运维军规

运维军规 & Best Practices

军规

  • 做好备份和回滚策略,以及测试计划
  • 升级过程中,尽可能的减少服务down机时间
  • 数据库升级不能丢失用户数据(数据迁移)
  • 升级完成后,必须要做的Sanity Tests
  • 一人敲命令,一人旁观指导/纠正
  • 需要一套staging环境来模拟线上的生产环境

Best Practice

  • 严禁使用个人电脑上的build来升级生产环境, 确保使用Jenkins上的正式build
  • 更新部署运行在tomcat的.war程序时,严禁直接替换war展开后的某个jar文件,确保使用Jenknis上的完整的.war文件进行更新
  • 当数据库需要升级时,确保schema升级的同时,务必要能够保证用户数据的迁移,严禁丢失用户的数据/配置
  • 当需要做文件备份时,务必保证文件/文件夹的权限也被备份,以及软链接的备份. 做系统恢复时,务必确保文件/文件夹的权限以及软链接的恢复(参见cp/tar命令的保留权限参数)
  • 当需要重启服务时,务必保证运行必要的health check来保证该服务重启后能够真正提供服务
  • 谨慎使用root帐号,谨慎使用rm -rf 等危险操作
  • 严禁在命令行内直接暴露密码,比如严禁mysql -u root -ppassword. 这样会在history里留下密码记录。推荐使用mysql -u root -p,让命令行自动提醒用户输入密码
  • 严禁在生产环境随意运行gcc,yum update等编译程序,升级操作系统的危险动作
  • 最好每个服务都提供一种机制来返回当前服务的semver(或git commit号). 推荐机制包括:
    • 服务启动的时候log文件里打印版本号
    • 单独提供额外的命令行或者http api来返回版本号
  • 系统升级之前要有明确的计划,步骤,文档,备份/回滚计划,sanity test计划

What is zeus node

These “zeus” hosts:

  • behave like admin or “god” for the pool of hosts they administer.
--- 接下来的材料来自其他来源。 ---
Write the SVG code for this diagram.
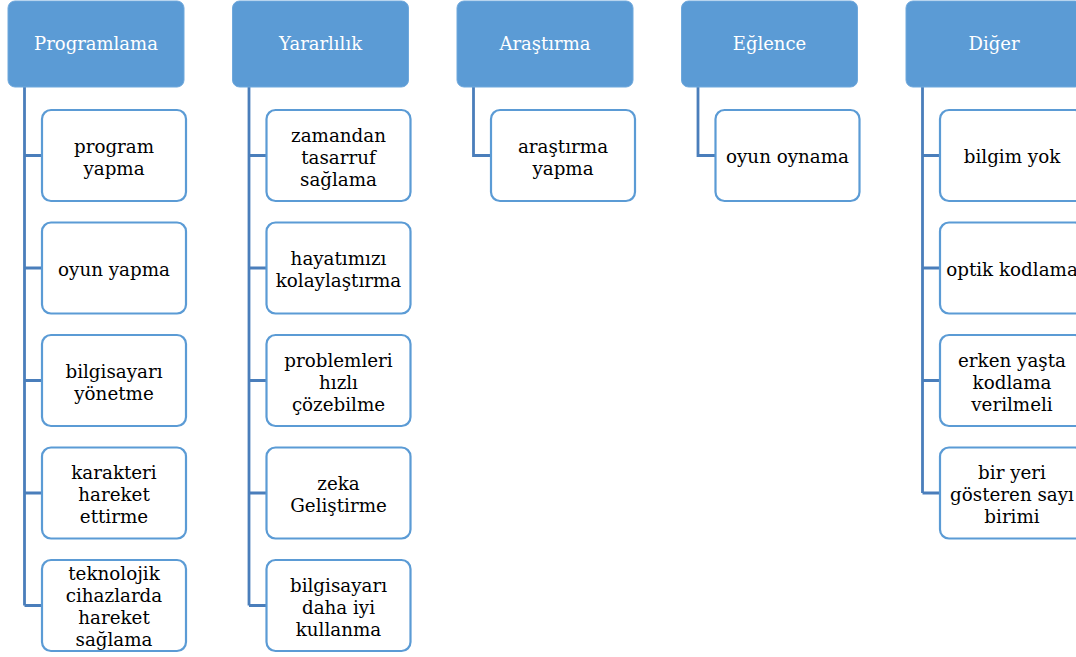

The zeus nodes themselves are not exposed to the internet and are not on a load balancer.
  • have write access to the shared NFS location where applications run from, this allows updates to be driven and deployed from these zeus nodes
  • have (non root) ssh keys to the hosts they manage so that maintenance commands can be remotely and securely executed.
  • in production periodically fetch log files from the individual hosts and put them into a shared archive location for simplified/centralized access
  • Since these nodes do not provide customer services they “can” be used to run singleton upgrade scripts which we may need to execute for an upgrade maintenance but would rather not install on application hosts themselves,
Tags:devops
Written on February 19, 2019